START DATA SEGMENT
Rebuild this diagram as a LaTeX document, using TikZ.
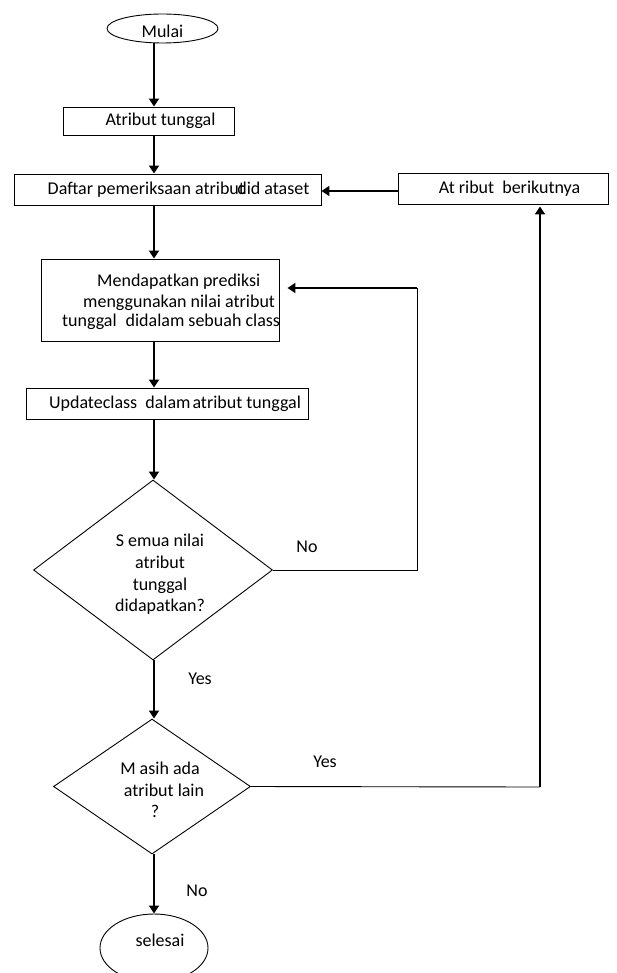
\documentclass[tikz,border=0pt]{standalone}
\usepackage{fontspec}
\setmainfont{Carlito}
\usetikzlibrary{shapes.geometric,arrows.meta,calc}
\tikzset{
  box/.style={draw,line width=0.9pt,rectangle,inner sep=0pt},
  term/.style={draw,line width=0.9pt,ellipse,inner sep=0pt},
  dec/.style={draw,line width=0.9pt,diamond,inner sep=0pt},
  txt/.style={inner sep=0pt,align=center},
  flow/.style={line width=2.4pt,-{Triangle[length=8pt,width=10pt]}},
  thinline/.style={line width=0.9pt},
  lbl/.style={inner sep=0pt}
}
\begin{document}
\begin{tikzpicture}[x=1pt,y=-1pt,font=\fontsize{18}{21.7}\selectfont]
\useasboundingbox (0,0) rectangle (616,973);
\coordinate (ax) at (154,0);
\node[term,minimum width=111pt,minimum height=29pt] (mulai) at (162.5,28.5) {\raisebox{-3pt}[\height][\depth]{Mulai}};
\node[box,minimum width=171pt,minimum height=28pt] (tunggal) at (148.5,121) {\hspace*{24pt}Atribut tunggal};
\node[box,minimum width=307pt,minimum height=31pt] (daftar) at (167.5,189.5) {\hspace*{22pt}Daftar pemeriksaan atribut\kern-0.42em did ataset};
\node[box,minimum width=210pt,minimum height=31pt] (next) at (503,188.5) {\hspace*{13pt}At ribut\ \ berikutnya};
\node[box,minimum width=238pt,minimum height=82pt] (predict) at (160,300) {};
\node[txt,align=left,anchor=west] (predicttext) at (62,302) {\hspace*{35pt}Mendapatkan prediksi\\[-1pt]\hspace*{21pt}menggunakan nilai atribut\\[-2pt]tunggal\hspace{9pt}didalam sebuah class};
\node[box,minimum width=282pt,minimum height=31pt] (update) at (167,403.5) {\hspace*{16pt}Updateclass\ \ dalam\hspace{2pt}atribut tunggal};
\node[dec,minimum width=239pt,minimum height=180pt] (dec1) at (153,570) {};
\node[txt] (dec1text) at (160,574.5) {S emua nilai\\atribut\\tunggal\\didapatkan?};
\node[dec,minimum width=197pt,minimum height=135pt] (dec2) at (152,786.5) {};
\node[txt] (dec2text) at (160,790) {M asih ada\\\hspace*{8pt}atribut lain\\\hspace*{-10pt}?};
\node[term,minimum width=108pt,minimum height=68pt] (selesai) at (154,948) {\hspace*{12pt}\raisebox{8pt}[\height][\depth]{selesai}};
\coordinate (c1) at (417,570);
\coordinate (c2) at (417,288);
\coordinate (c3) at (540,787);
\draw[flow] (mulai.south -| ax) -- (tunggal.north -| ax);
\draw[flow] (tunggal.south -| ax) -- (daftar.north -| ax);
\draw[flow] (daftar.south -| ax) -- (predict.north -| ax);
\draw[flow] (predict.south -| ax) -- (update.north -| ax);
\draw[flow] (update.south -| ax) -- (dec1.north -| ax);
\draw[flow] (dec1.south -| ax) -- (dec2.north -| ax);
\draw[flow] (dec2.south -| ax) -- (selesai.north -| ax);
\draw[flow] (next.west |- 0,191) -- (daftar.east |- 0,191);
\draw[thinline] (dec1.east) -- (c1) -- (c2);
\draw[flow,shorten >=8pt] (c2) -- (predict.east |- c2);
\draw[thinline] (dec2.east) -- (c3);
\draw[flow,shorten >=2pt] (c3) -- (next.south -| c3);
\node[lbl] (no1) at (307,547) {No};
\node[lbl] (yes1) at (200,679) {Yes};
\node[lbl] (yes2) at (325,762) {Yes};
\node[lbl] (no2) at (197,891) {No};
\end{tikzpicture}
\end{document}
END DATA SEGMENT
> REQUIRED WORK
Copy the listing word for word, excluding its pictures.

> REPLY TO THE TASK
Rebuild this diagram as a LaTeX document, using TikZ.
\documentclass[tikz,border=0pt]{standalone}
\usepackage{fontspec}
\setmainfont{Carlito}
\usetikzlibrary{shapes.geometric,arrows.meta,calc}
\tikzset{
  box/.style={draw,line width=0.9pt,rectangle,inner sep=0pt},
  term/.style={draw,line width=0.9pt,ellipse,inner sep=0pt},
  dec/.style={draw,line width=0.9pt,diamond,inner sep=0pt},
  txt/.style={inner sep=0pt,align=center},
  flow/.style={line width=2.4pt,-{Triangle[length=8pt,width=10pt]}},
  thinline/.style={line width=0.9pt},
  lbl/.style={inner sep=0pt}
}
\begin{document}
\begin{tikzpicture}[x=1pt,y=-1pt,font=\fontsize{18}{21.7}\selectfont]
\useasboundingbox (0,0) rectangle (616,973);
\coordinate (ax) at (154,0);
\node[term,minimum width=111pt,minimum height=29pt] (mulai) at (162.5,28.5) {\raisebox{-3pt}[\height][\depth]{Mulai}};
\node[box,minimum width=171pt,minimum height=28pt] (tunggal) at (148.5,121) {\hspace*{24pt}Atribut tunggal};
\node[box,minimum width=307pt,minimum height=31pt] (daftar) at (167.5,189.5) {\hspace*{22pt}Daftar pemeriksaan atribut\kern-0.42em did ataset};
\node[box,minimum width=210pt,minimum height=31pt] (next) at (503,188.5) {\hspace*{13pt}At ribut\ \ berikutnya};
\node[box,minimum width=238pt,minimum height=82pt] (predict) at (160,300) {};
\node[txt,align=left,anchor=west] (predicttext) at (62,302) {\hspace*{35pt}Mendapatkan prediksi\\[-1pt]\hspace*{21pt}menggunakan nilai atribut\\[-2pt]tunggal\hspace{9pt}didalam sebuah class};
\node[box,minimum width=282pt,minimum height=31pt] (update) at (167,403.5) {\hspace*{16pt}Updateclass\ \ dalam\hspace{2pt}atribut tunggal};
\node[dec,minimum width=239pt,minimum height=180pt] (dec1) at (153,570) {};
\node[txt] (dec1text) at (160,574.5) {S emua nilai\\atribut\\tunggal\\didapatkan?};
\node[dec,minimum width=197pt,minimum height=135pt] (dec2) at (152,786.5) {};
\node[txt] (dec2text) at (160,790) {M asih ada\\\hspace*{8pt}atribut lain\\\hspace*{-10pt}?};
\node[term,minimum width=108pt,minimum height=68pt] (selesai) at (154,948) {\hspace*{12pt}\raisebox{8pt}[\height][\depth]{selesai}};
\coordinate (c1) at (417,570);
\coordinate (c2) at (417,288);
\coordinate (c3) at (540,787);
\draw[flow] (mulai.south -| ax) -- (tunggal.north -| ax);
\draw[flow] (tunggal.south -| ax) -- (daftar.north -| ax);
\draw[flow] (daftar.south -| ax) -- (predict.north -| ax);
\draw[flow] (predict.south -| ax) -- (update.north -| ax);
\draw[flow] (update.south -| ax) -- (dec1.north -| ax);
\draw[flow] (dec1.south -| ax) -- (dec2.north -| ax);
\draw[flow] (dec2.south -| ax) -- (selesai.north -| ax);
\draw[flow] (next.west |- 0,191) -- (daftar.east |- 0,191);
\draw[thinline] (dec1.east) -- (c1) -- (c2);
\draw[flow,shorten >=8pt] (c2) -- (predict.east |- c2);
\draw[thinline] (dec2.east) -- (c3);
\draw[flow,shorten >=2pt] (c3) -- (next.south -| c3);
\node[lbl] (no1) at (307,547) {No};
\node[lbl] (yes1) at (200,679) {Yes};
\node[lbl] (yes2) at (325,762) {Yes};
\node[lbl] (no2) at (197,891) {No};
\end{tikzpicture}
\end{document}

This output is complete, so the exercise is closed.